Task description: Take the listing from its first line through the line that contains "var freqTicks = [125, 250, 500, 1000, 2000, 4000, 8000];" and please retype those lines exactly, leaving out the pictures.

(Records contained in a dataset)
______
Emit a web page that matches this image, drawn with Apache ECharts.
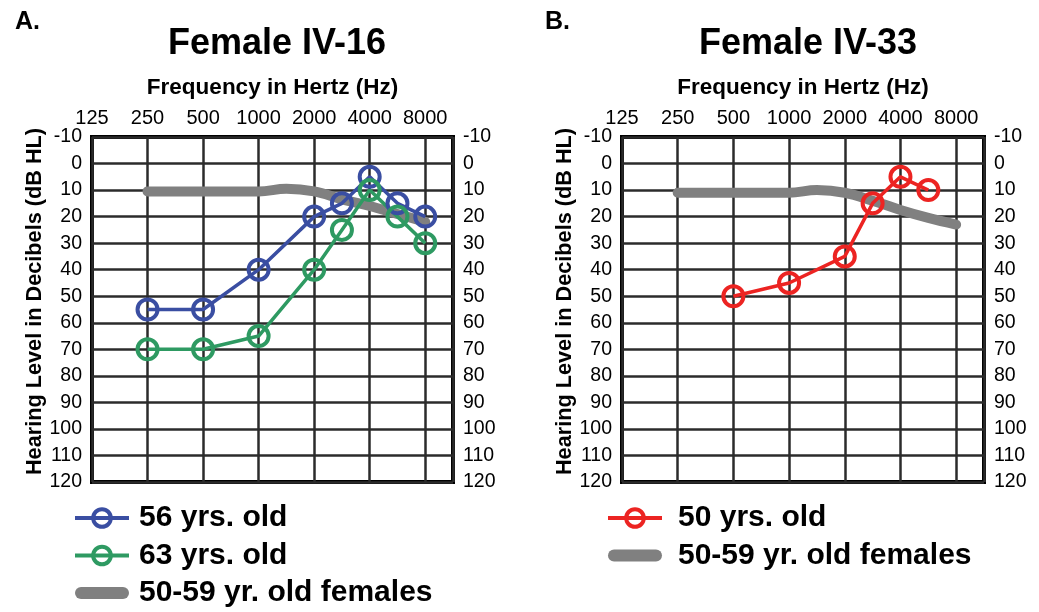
<!DOCTYPE html>
<html>
<head>
<meta charset="utf-8">
<script src="https://cdn.jsdelivr.net/npm/echarts@6/dist/echarts.min.js"></script>
<style>
    * { margin: 0; padding: 0; }
    body { background: #fff; }
</style>
</head>
<body>
<div id="chart" style="width:1039px; height:612px;"></div>
<script>
    // tick labels of the audiogram (Hz)
    var freqTicks = [125, 250, 500, 1000, 2000, 4000, 8000];

    // Female IV-16
    var freqA56 = [250, 500, 1000, 2000, 3000, 4000, 6000, 8000];
    var levelA56 = [55, 55, 40, 20, 15, 5, 15, 20];
    var freqA63 = [250, 500, 1000, 2000, 3000, 4000, 6000, 8000];
    var levelA63 = [70, 70, 65, 40, 25, 10, 20, 30];
    var freqNormA = [250, 500, 1000, 1500, 2000, 3000, 4000, 6000, 8000];
    var levelNormA = [10.5, 10.5, 10.5, 9.5, 10.5, 13.5, 16, 19, 22];

    // Female IV-33
    var freqB50 = [500, 1000, 2000, 3000, 4000, 6000];
    var levelB50 = [50, 45, 35, 15, 5, 10];
    var freqNormB = [250, 500, 1000, 1500, 2000, 3000, 4000, 6000, 8000];
    var levelNormB = [11, 11, 11, 10, 11, 14, 17.5, 20.5, 23];

    var FONT = '"Liberation Sans", Arial, sans-serif';
    var GRID_LINE = '#2b2b2b';
    // rounded bar used as legend icon of the normative band
    var BAND_ICON = 'path://M6,0 H48 A6,6 0 0 1 48,12 H6 A6,6 0 0 1 6,0 Z';

    // audiogram convention: octave steps, inter-octave freqs half way
    function octave(f) {
        return Math.round(Math.log2(f / 125) * 2) / 2;
    }
    function pts(freqs, levels) {
        return freqs.map(function (f, i) { return [octave(f), levels[i]]; });
    }

    function xAxis(gridIndex) {
        return {
            type: 'value', gridIndex: gridIndex, position: 'top',
            min: 0, max: 6.5, interval: 1,
            name: 'Frequency in Hertz (Hz)', nameLocation: 'middle', nameGap: 38,
            nameTextStyle: { fontFamily: FONT, fontWeight: 'bold', fontSize: 22.5, color: '#000' },
            axisLine: { show: false }, axisTick: { show: false },
            axisLabel: {
                margin: 9, fontFamily: FONT, fontSize: 20, color: '#000',
                formatter: function (v) {
                    return Number.isInteger(v) ? String(freqTicks[v]) : '';
                }
            },
            splitLine: { show: true, lineStyle: { color: GRID_LINE, width: 2.5 } }
        };
    }
    function yAxis(gridIndex, pos, named) {
        return {
            type: 'value', gridIndex: gridIndex, position: pos, inverse: true,
            min: -10, max: 120, interval: 10,
            name: named ? 'Hearing Level in Decibels (dB HL)' : '',
            nameLocation: 'middle', nameGap: 46,
            nameTextStyle: { fontFamily: FONT, fontWeight: 'bold', fontSize: 21.7, color: '#000', padding: [0, 0, 0, 16] },
            axisLine: { show: false }, axisTick: { show: false },
            axisLabel: { margin: 10, fontFamily: FONT, fontSize: 19.5, color: '#000' },
            splitLine: { show: named, lineStyle: { color: GRID_LINE, width: 2.5 } }
        };
    }
    function markedLine(name, color, data, xi, yi) {
        return {
            name: name, type: 'line', xAxisIndex: xi, yAxisIndex: yi, z: 3,
            data: data, symbol: 'circle', symbolSize: 20,
            lineStyle: { color: color, width: 3.5 },
            itemStyle: { color: 'rgba(0,0,0,0)', borderColor: color, borderWidth: 4 }
        };
    }
    function normLine(data, xi, yi) {
        return {
            name: '50-59 yr. old females', type: 'line', xAxisIndex: xi, yAxisIndex: yi, z: 2,
            data: data, symbol: 'none', smooth: 0.4,
            lineStyle: { color: '#808080', width: 10, cap: 'round' },
            itemStyle: { color: '#808080' }
        };
    }
    function legend(left, textGap, names) {
        return {
            left: left, top: 503, padding: 0, orient: 'vertical', itemGap: 7.5, itemWidth: 54, itemHeight: 22,
            textStyle: { fontFamily: FONT, fontWeight: 'bold', fontSize: 30, color: '#000', padding: [0, 0, 0, textGap] },
            lineStyle: { width: 4 },
            itemStyle: { borderWidth: 4 },
            selectedMode: false,
            data: names.map(function (n) {
                return n === '50-59 yr. old females' ? { name: n, icon: BAND_ICON } : { name: n };
            })
        };
    }

    var option = {
        animation: false,
        title: [
            { text: 'A.', left: 10, top: 5, textStyle: { fontFamily: FONT, fontWeight: 'bold', fontSize: 25, color: '#000' } },
            { text: 'Female IV-16', left: 272, top: 21, textAlign: 'center', textStyle: { fontFamily: FONT, fontWeight: 'bold', fontSize: 36, color: '#000' } },
            { text: 'B.', left: 540, top: 5, textStyle: { fontFamily: FONT, fontWeight: 'bold', fontSize: 25, color: '#000' } },
            { text: 'Female IV-33', left: 803, top: 21, textAlign: 'center', textStyle: { fontFamily: FONT, fontWeight: 'bold', fontSize: 36, color: '#000' } }
        ],
        grid: [
            { left: 92, top: 137, width: 361, height: 345, show: true, borderColor: '#000', borderWidth: 4, backgroundColor: '#fff' },
            { left: 622, top: 137, width: 362, height: 345, show: true, borderColor: '#000', borderWidth: 4, backgroundColor: '#fff' }
        ],
        xAxis: [xAxis(0), xAxis(1)],
        yAxis: [yAxis(0, 'left', true), yAxis(0, 'right', false), yAxis(1, 'left', true), yAxis(1, 'right', false)],
        legend: [
            legend(73, 5, ['56 yrs. old', '63 yrs. old', '50-59 yr. old females']),
            legend(606, 11, ['50 yrs. old', '50-59 yr. old females'])
        ],
        series: [
            normLine(pts(freqNormA, levelNormA), 0, 0),
            markedLine('56 yrs. old', '#3a4ea2', pts(freqA56, levelA56), 0, 0),
            markedLine('63 yrs. old', '#2e9a62', pts(freqA63, levelA63), 0, 0),
            normLine(pts(freqNormB, levelNormB), 1, 2),
            markedLine('50 yrs. old', '#ec2422', pts(freqB50, levelB50), 1, 2)
        ]
    };

    var myChart = echarts.init(document.getElementById('chart'));
    myChart.setOption(option);
</script>
</body>
</html>
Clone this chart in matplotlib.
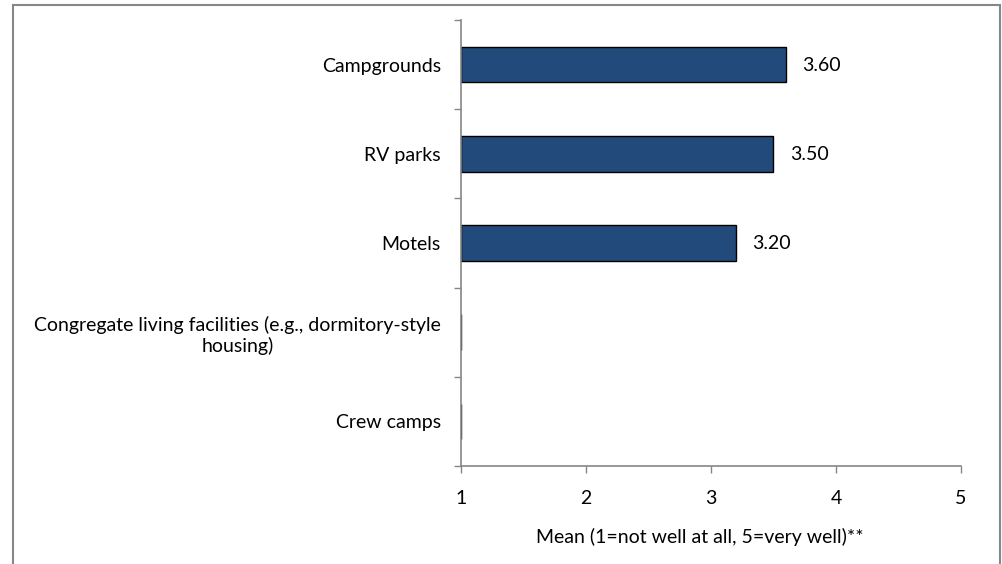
import matplotlib
matplotlib.use("Agg")
import matplotlib.pyplot as plt
from matplotlib.patches import Rectangle
import numpy as np

categories = ["Campgrounds", "RV parks", "Motels",
              "Congregate living facilities (e.g., dormitory-style\nhousing)",
              "Crew camps"]
values = [3.60, 3.50, 3.20, 1.0, 1.0]
labels = ["3.60", "3.50", "3.20", "", ""]
xticks = [1, 2, 3, 4, 5]
xlabel = "Mean (1=not well at all, 5=very well)**"

plt.rcParams['font.family'] = ['Lato', 'DejaVu Sans']
FS = 14

fig = plt.figure(figsize=(10.03, 5.64), dpi=100)
ax = fig.add_axes([461/1003, 98/564, 500/1003, (466-20)/564])

y = np.arange(len(categories))
widths = [v - 1 for v in values]
ax.barh(y, widths, left=1, height=0.4, color="#224A7B",
        edgecolor="black", linewidth=1.0)
for yi, v, lab in zip(y, values, labels):
    if lab:
        ax.text(v + 0.13, yi + 0.01, lab, va="center", ha="left", fontsize=FS)

ax.set_xlim(1, 5)
ax.set_ylim(len(categories) - 0.5, -0.5)
ax.set_xticks(xticks)
ax.set_xticklabels([str(t) for t in xticks], fontsize=FS)
ax.set_yticks(y)
ax.set_yticklabels(categories, fontsize=FS, multialignment="center")
ax.tick_params(axis="y", length=0, pad=14.5)
ax.set_yticks(np.arange(-0.5, len(categories), 1), minor=True)
ax.tick_params(axis="y", which="minor", length=5, color="#868686", width=1)
ax.tick_params(axis="x", length=5, color="#868686", width=1, pad=12)
ax.set_xlabel(xlabel, fontsize=FS, va="center")
ax.xaxis.set_label_coords(0.478, -(537 - 466) / 446)

for s in ["top", "right"]:
    ax.spines[s].set_visible(False)
for s in ["left", "bottom"]:
    ax.spines[s].set_color("#868686")
    ax.spines[s].set_linewidth(1.2)

border = Rectangle((13/1003, -0.05), (1000-13)/1003, (559/564) + 0.05,
                   transform=fig.transFigure, fill=False,
                   edgecolor="#878787", linewidth=1.5, clip_on=False)
fig.patches.append(border)

fig.savefig("out.png", dpi=100)
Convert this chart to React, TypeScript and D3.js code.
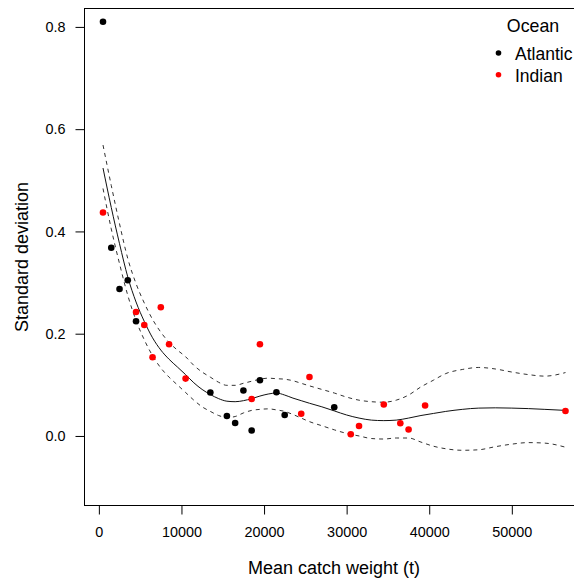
______
Worked solution:
Emit a web page that matches this image, drawn with Apache ECharts.
<!DOCTYPE html>
<html>
<head>
<meta charset="utf-8">
<script src="https://cdn.jsdelivr.net/npm/echarts@6/dist/echarts.min.js"></script>
<style>
    * { margin: 0; padding: 0; }
    body { background: #fff; }
</style>
</head>
<body>
<div id="chart" style="width:1039px; height:612px;"></div>
<script>
    // tick labels of the audiogram (Hz)
    var freqTicks = [125, 250, 500, 1000, 2000, 4000, 8000];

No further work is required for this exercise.